According to research by Third Sector, the charities include the art gallery administrator Tate, the sight-loss charity the RNIB, Médecins Sans Frontières, Islamic Relief, Plan International UK and the British Museum.
The research indicates that the Salvation Army is also among the seven, although the charity itself declined to comment on the matter.
Stephen Dunmore, interim chief executive of the regulator, wrote to the top 50 fundraising charities in February, asking them to commit to contributing £15,000 to funding its start-up costs within two or three weeks.
The regulator’s spokesman said today that 43 charities had paid this or agreed to do so, but discussions were continuing with the remaining seven. A total of 38 charities had committed to paying by April and 28 had done so by February.
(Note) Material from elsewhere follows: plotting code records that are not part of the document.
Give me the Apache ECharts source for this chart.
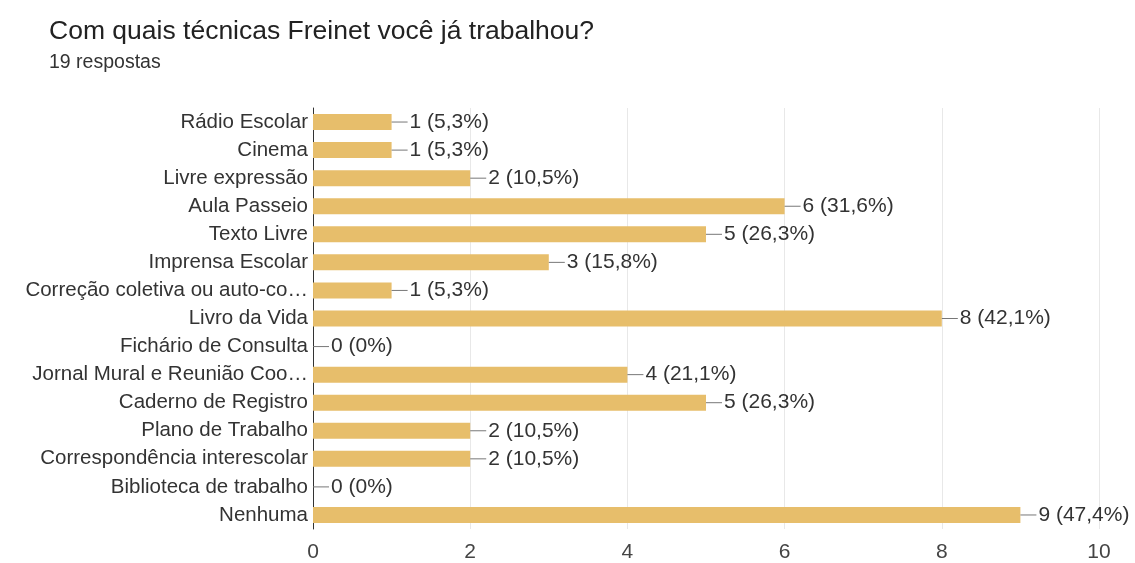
<!DOCTYPE html>
<html>
<head>
<meta charset="utf-8">
<script src="https://cdn.jsdelivr.net/npm/echarts@6/dist/echarts.min.js"></script>
<style>
  html, body { margin: 0; padding: 0; background: #fff; }
  #chart { width: 1135px; height: 563px; }
</style>
</head>
<body>
<div id="chart"></div>
<script>
const categories = [
  'Rádio Escolar', 'Cinema', 'Livre expressão', 'Aula Passeio', 'Texto Livre',
  'Imprensa Escolar', 'Correção coletiva ou auto-co…', 'Livro da Vida',
  'Fichário de Consulta', 'Jornal Mural e Reunião Coo…', 'Caderno de Registro',
  'Plano de Trabalho', 'Correspondência interescolar', 'Biblioteca de trabalho', 'Nenhuma'
]
const counts = [1, 1, 2, 6, 5, 3, 1, 8, 0, 4, 5, 2, 2, 0, 9]
const percents = ['5,3%', '5,3%', '10,5%', '31,6%', '26,3%', '15,8%', '5,3%', '42,1%',
  '0%', '21,1%', '26,3%', '10,5%', '10,5%', '0%', '47,4%']
const xTicks = [0, 2, 4, 6, 8, 10]

const font = '"Liberation Sans", Arial, sans-serif'
const myChart = echarts.init(document.getElementById('chart'))
myChart.setOption({
  animation: false,
  title: {
    text: 'Com quais técnicas Freinet você já trabalhou?',
    subtext: '19 respostas',
    left: 44,
    top: 13,
    itemGap: 8,
    textStyle: { fontFamily: font, fontSize: 26.5, fontWeight: 'normal', color: '#222' },
    subtextStyle: { fontFamily: font, fontSize: 19.5, color: '#333' }
  },
  grid: {
    left: 313,
    right: 36,
    top: 108,
    bottom: 33,
    containLabel: false
  },
  xAxis: {
    type: 'value',
    min: xTicks[0],
    max: xTicks[xTicks.length - 1],
    interval: 2,
    axisLine: { show: false },
    axisTick: { show: false },
    splitLine: { lineStyle: { color: '#e8e8e8' } },
    axisLabel: { fontFamily: font, fontSize: 21, color: '#444', margin: 13 }
  },
  yAxis: {
    type: 'category',
    inverse: true,
    data: categories,
    axisLine: { lineStyle: { color: '#333', width: 1 } },
    axisTick: { show: false },
    axisLabel: { fontFamily: font, fontSize: 20.5, color: '#333', margin: 5 }
  },
  series: [{
    type: 'bar',
    data: counts,
    barWidth: 16,
    itemStyle: { color: '#e7be6b' },
    label: {
      show: true,
      position: 'right',
      distance: 0,
      formatter: (p) => '{l| }{g| }' + counts[p.dataIndex] + ' (' + percents[p.dataIndex] + ')',
      fontFamily: font,
      fontSize: 21,
      color: '#333',
      rich: {
        l: { width: 16, height: 1, backgroundColor: '#777', padding: 0, verticalAlign: 'middle' },
        g: { width: 2 }
      }
    }
  }]
})
</script>
</body>
</html>
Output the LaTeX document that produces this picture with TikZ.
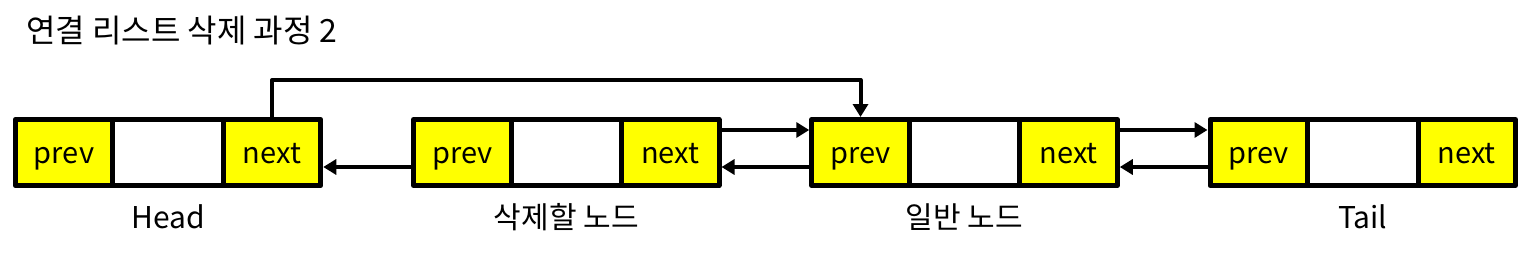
\documentclass[tikz,border=0pt]{standalone}
\usepackage{fontspec}
\setmainfont{Noto Sans CJK KR}
\usepackage{tikz}
\usetikzlibrary{arrows.meta,positioning}
\definecolor{cellyellow}{HTML}{FFFF00}
\definecolor{cellline}{HTML}{000000}
\tikzset{
every picture/.style={line cap=round,line join=round},
cell box/.style={
  draw=cellline,
  line width=5pt,
  minimum height=66pt,
  inner sep=0pt,
  outer sep=0pt,
  text height=27pt,
  text depth=6pt,
  font=\fontsize{29}{34}\selectfont
},
ptr box/.style={cell box, fill=cellyellow, minimum width=97.5pt},
data box/.style={cell box, fill=white, minimum width=110.5pt},
fig link/.style={
  draw=black,
  line width=4pt,
  -{Triangle[length=13pt,width=15pt]},
  shorten >=2.5pt
},
fig label/.style={font=\fontsize{30}{34}\selectfont, anchor=base},
fig title/.style={font=\fontsize{32}{36}\selectfont, anchor=base west, inner sep=0pt}
}
\begin{document}
\begin{tikzpicture}[x=1pt,y=-1pt]
\useasboundingbox (0,0) rectangle (1533,270);
\node[fig title] (title) at (26,43) {연결 리스트 삭제 과정 2};
\coordinate (over) at (0,80);
\coordinate (label line) at (0,228);
% Head
\node[ptr box] (h-prev) at (64,152.5) {prev};
\node[data box, right=0pt of h-prev] (h-data) {};
\node[ptr box, right=0pt of h-data] (h-next) {next};
% node to delete
\node[ptr box, right=92.75pt of h-next] (d-prev) {prev};
\node[data box, right=0pt of d-prev] (d-data) {};
\node[ptr box, right=0pt of d-data] (d-next) {next};
% ordinary node
\node[ptr box, right=92.75pt of d-next] (g-prev) {prev};
\node[data box, right=0pt of g-prev] (g-data) {};
\node[ptr box, right=0pt of g-data] (g-next) {next};
% Tail
\node[ptr box, right=92.75pt of g-next] (t-prev) {prev};
\node[data box, right=0pt of t-prev] (t-data) {};
\node[ptr box, right=0pt of t-data] (t-next) {next};
\node[fig label] (h-label) at (h-data |- label line) {Head};
\node[fig label] (d-label) at (d-data |- label line) {삭제할 노드};
\node[fig label] (g-label) at (g-data |- label line) {일반 노드};
\node[fig label] (t-label) at (t-data |- label line) {Tail};
% links
\draw[fig link] (h-next.north) -- (h-next.north |- over) -| (g-prev.north);
\draw[fig link] ([yshift=-14.5pt]d-prev.west) -- ([yshift=-14.5pt]h-next.east);
\draw[fig link] ([yshift=22.5pt]d-next.east) -- ([yshift=22.5pt]g-prev.west);
\draw[fig link] ([yshift=-14.5pt]g-prev.west) -- ([yshift=-14.5pt]d-next.east);
\draw[fig link] ([yshift=22.5pt]g-next.east) -- ([yshift=22.5pt]t-prev.west);
\draw[fig link] ([yshift=-14.5pt]t-prev.west) -- ([yshift=-14.5pt]g-next.east);
\end{tikzpicture}
\end{document}
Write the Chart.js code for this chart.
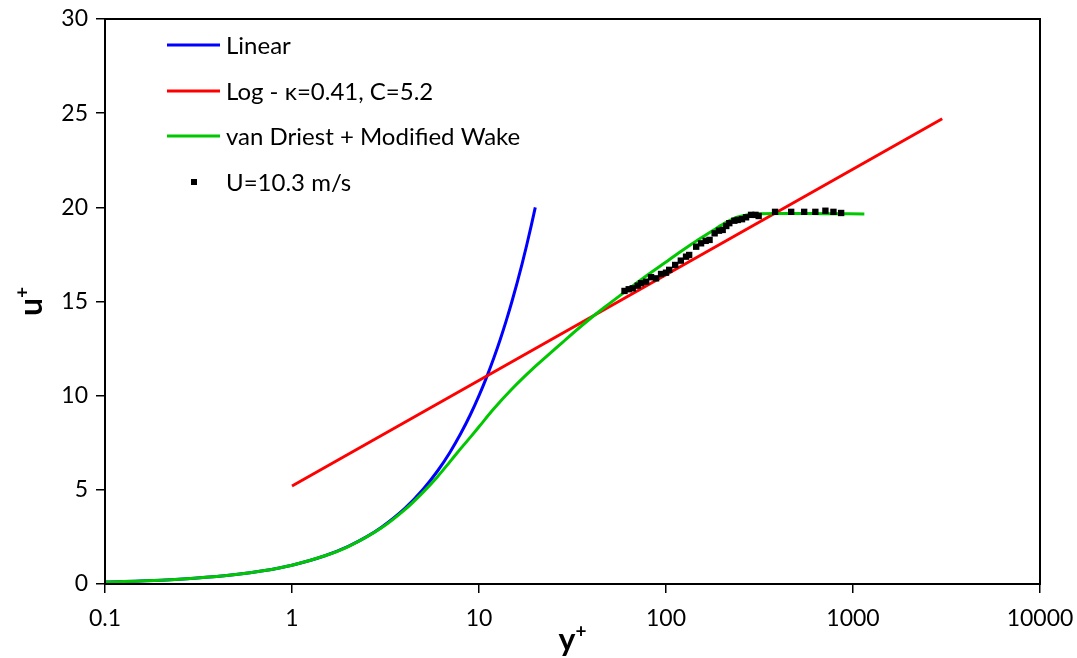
<!DOCTYPE html>
<html><head><meta charset="utf-8">
<script src="https://cdn.jsdelivr.net/npm/chart.js@4.4.1/dist/chart.umd.min.js"></script>
<style>html,body{margin:0;padding:0;background:#fff}#wrap{width:1077px;height:658px}</style>
</head><body><div id="wrap"><canvas id="c" width="1077" height="658"></canvas></div>
<script>
// ---- data ----
const xTickValues = [0.1, 1, 10, 100, 1000, 10000];
const xTickLabels = ['0.1', '1', '10', '100', '1000', '10000'];
const yTickStep = 5;

const seriesNames = ['Linear', 'Log - \u03BA=0.41, C=5.2', 'van Driest + Modified Wake', 'U=10.3 m/s'];

const yPlusLinear = [0.1, 0.2, 0.3, 0.5, 0.7, 1, 1.5, 2, 2.5, 3, 4, 5, 6, 7, 8, 9, 10, 11, 12, 13, 14, 15, 16, 17, 18, 19, 20];
const uPlusLinear = [0.1, 0.2, 0.3, 0.5, 0.7, 1, 1.5, 2, 2.5, 3, 4, 5, 6, 7, 8, 9, 10, 11, 12, 13, 14, 15, 16, 17, 18, 19, 20];

const yPlusLog = [1, 3000];
const uPlusLog = [5.2, 24.7];

const yPlusVD = [0.1, 0.2, 0.3, 0.5, 0.7, 1, 1.5, 2, 3, 4, 5, 6, 7, 8, 9, 10, 12, 15, 20, 25, 30, 40, 50, 60, 70, 80, 100, 120, 150, 180, 210, 240, 270, 300, 400, 600, 800, 1150];
const uPlusVD  = [0.1, 0.2, 0.3, 0.5, 0.7, 1, 1.5, 1.99, 2.97, 3.93, 4.85, 5.7, 6.5, 7.2, 7.8, 8.35, 9.3, 10.35, 11.55, 12.4, 13.1, 14.15, 14.9, 15.5, 16.0, 16.42, 17.1, 17.65, 18.3, 18.8, 19.2, 19.48, 19.6, 19.65, 19.67, 19.67, 19.66, 19.65];

const yPlusData = [60.0, 63.2, 66.4, 70.6, 73.6, 78.3, 83.2, 88.5, 94.1, 100, 104, 112, 120, 128, 133, 145, 154, 163, 171, 182, 192, 201, 210, 218, 232, 242, 255, 268, 285, 301, 313, 383, 467, 548, 629, 712, 786, 864];
const uPlusData = [15.56, 15.65, 15.70, 15.84, 15.97, 16.05, 16.29, 16.23, 16.46, 16.53, 16.68, 16.94, 17.17, 17.38, 17.47, 17.91, 18.09, 18.22, 18.27, 18.62, 18.76, 18.80, 19.01, 19.16, 19.29, 19.33, 19.37, 19.47, 19.60, 19.60, 19.54, 19.76, 19.76, 19.76, 19.76, 19.82, 19.76, 19.70];

// ---- build ----
const pts = (xs, ys) => xs.map((x, i) => ({x: x, y: ys[i]}));
const FONT = 'Lato, "Open Sans", "DejaVu Sans", sans-serif';

const lineDs = (label, xs, ys, color, order) => ({
  label, data: pts(xs, ys), showLine: true, borderColor: color, backgroundColor: color,
  borderWidth: 3, pointRadius: 0, pointHoverRadius: 0, fill: false, order,
  cubicInterpolationMode: 'monotone'
});

const datasets = [
  lineDs(seriesNames[0], yPlusLinear, uPlusLinear, '#0000ff', 3),
  lineDs(seriesNames[1], yPlusLog, uPlusLog, '#ff0000', 2),
  lineDs(seriesNames[2], yPlusVD, uPlusVD, '#00c800', 1),
  { label: seriesNames[3], data: pts(yPlusData, uPlusData), showLine: false,
    pointStyle: 'rect', pointRadius: 4.5, pointBackgroundColor: '#000', pointBorderColor: '#000',
    pointBorderWidth: 0, backgroundColor: '#000', borderColor: '#000', order: 0 }
];

const framePlugin = {
  id: 'frame',
  afterDraw(chart) {
    const {ctx, chartArea: a} = chart;
    ctx.save();
    // frame
    ctx.strokeStyle = '#000'; ctx.lineWidth = 2;
    ctx.strokeRect(a.left, a.top, a.right - a.left, a.bottom - a.top);
    // legend
    const lx0 = 167, lx1 = 220, tx = 226, rows = [45, 91, 136, 182];
    ctx.font = '24px ' + FONT; ctx.fillStyle = '#000'; ctx.textBaseline = 'middle'; ctx.textAlign = 'left';
    chart.data.datasets.forEach((ds, i) => {
      const y = rows[i];
      if (ds.showLine) {
        ctx.strokeStyle = ds.borderColor; ctx.lineWidth = 3;
        ctx.beginPath(); ctx.moveTo(lx0, y); ctx.lineTo(lx1, y); ctx.stroke();
      } else {
        ctx.fillStyle = '#000'; ctx.fillRect(191, y - 3, 6, 6);
      }
      ctx.fillStyle = '#000';
      ctx.fillText(ds.label, tx, y + 1);
    });
    // axis titles with superscript
    const drawSup = (base, sup, cx, cy, rot) => {
      ctx.save();
      ctx.translate(cx, cy); ctx.rotate(rot);
      ctx.textBaseline = 'alphabetic'; ctx.textAlign = 'left'; ctx.fillStyle = '#000';
      ctx.font = 'bold 32px ' + FONT; const wb = ctx.measureText(base).width;
      ctx.font = 'bold 19px ' + FONT; const ws = ctx.measureText(sup).width;
      const x0 = -(wb + ws) / 2;
      ctx.font = 'bold 32px ' + FONT; ctx.fillText(base, x0, 0);
      ctx.font = 'bold 19px ' + FONT; ctx.fillText(sup, x0 + wb, -13);
      ctx.restore();
    };
    drawSup('u', '+', 42, (a.top + a.bottom) / 2, -Math.PI / 2);
    drawSup('y', '+', (a.left + a.right) / 2, 651, 0);
    ctx.restore();
  }
};

new Chart(document.getElementById('c'), {
  type: 'scatter',
  data: { datasets },
  options: {
    responsive: false, animation: false, devicePixelRatio: 1,
    layout: { padding: { top: 19, right: 37, left: 0, bottom: 0 } },
    plugins: { legend: { display: false }, tooltip: { enabled: false } },
    scales: {
      x: {
        type: 'logarithmic', min: 0.1, max: 10000,
        afterBuildTicks: (s) => { s.ticks = xTickValues.map(v => ({value: v})); },
        afterFit: (s) => { s.height = 74; s.paddingRight = 0; s.paddingLeft = 0; },
        ticks: { color: '#000', font: { size: 23, family: FONT }, padding: 12, maxRotation: 0, autoSkip: false,
          callback: (v) => { const i = xTickValues.indexOf(v); return i >= 0 ? xTickLabels[i] : ''; } },
        grid: { display: true, drawOnChartArea: false, drawTicks: true, tickLength: 9, color: '#000', lineWidth: 1.5 },
        border: { display: true, color: '#000', width: 2 }
      },
      y: {
        type: 'linear', min: 0, max: 30,
        afterFit: (s) => { s.width = 105; s.paddingTop = 0; s.paddingBottom = 0; },
        ticks: { stepSize: yTickStep, color: '#000', font: { size: 23, family: FONT }, padding: 8 },
        grid: { display: true, drawOnChartArea: false, drawTicks: true, tickLength: 9, color: '#000', lineWidth: 1.5 },
        border: { display: true, color: '#000', width: 2 }
      }
    }
  },
  plugins: [framePlugin]
});
</script>
</body></html>
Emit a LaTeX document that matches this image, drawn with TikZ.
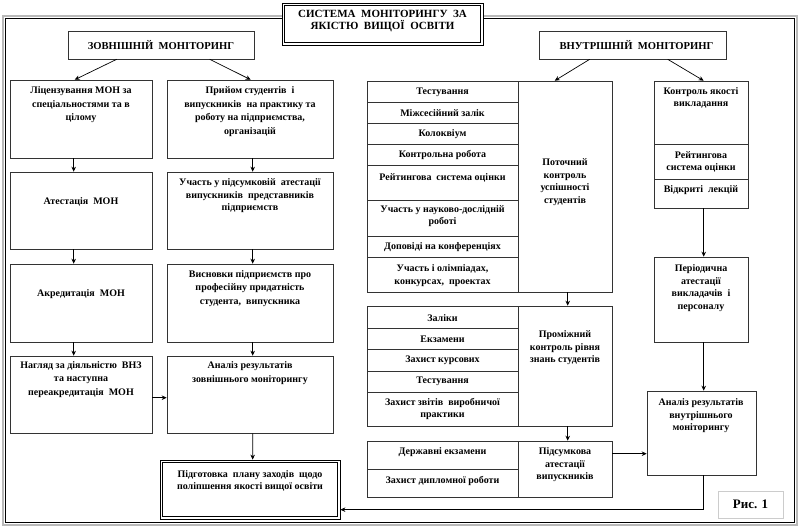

A spokeswoman for MSF said the charity would make its decision on the funding once it had received full information from the regulator about the contributions it wants from charities, including the ongoing levy it will charge the largest organisations.
Mike Thiedke, director of public engagement at Plan International UK, said the charity supported the regulator's creation and was in continuing discussions over how it could best support its start-up costs.
The regulator is understood to have circulated its budget plans for the next few years to the 43 charities that have so far paid.
The Alzheimer’s Society, which took several weeks to make its decision on making the contribution, refused to say whether it had paid less than the full £15,000 requested.
Third Sector reported in April that Parkinson’s UK had reservations about paying up, but a spokeswoman said the charity had paid the full £15,000. Both the Dogs Trust and the Children’s Society, which were undecided in February, have also paid in full.
Joe Jenkins, director of fundraising and supporter engagement at the Children’s Society, told Third Sector in February that the charity was surprised the new regulator was proposing to pay its board members £300 when this money would, in effect, come from charitable donations.
But he said last week that the charity had contributed to the regulator and was keen to go "above and beyond" to ensure it thoroughly complied with sector regulations and best practice.
The regulator has said it will publish a discussion paper on its levy in the coming weeks.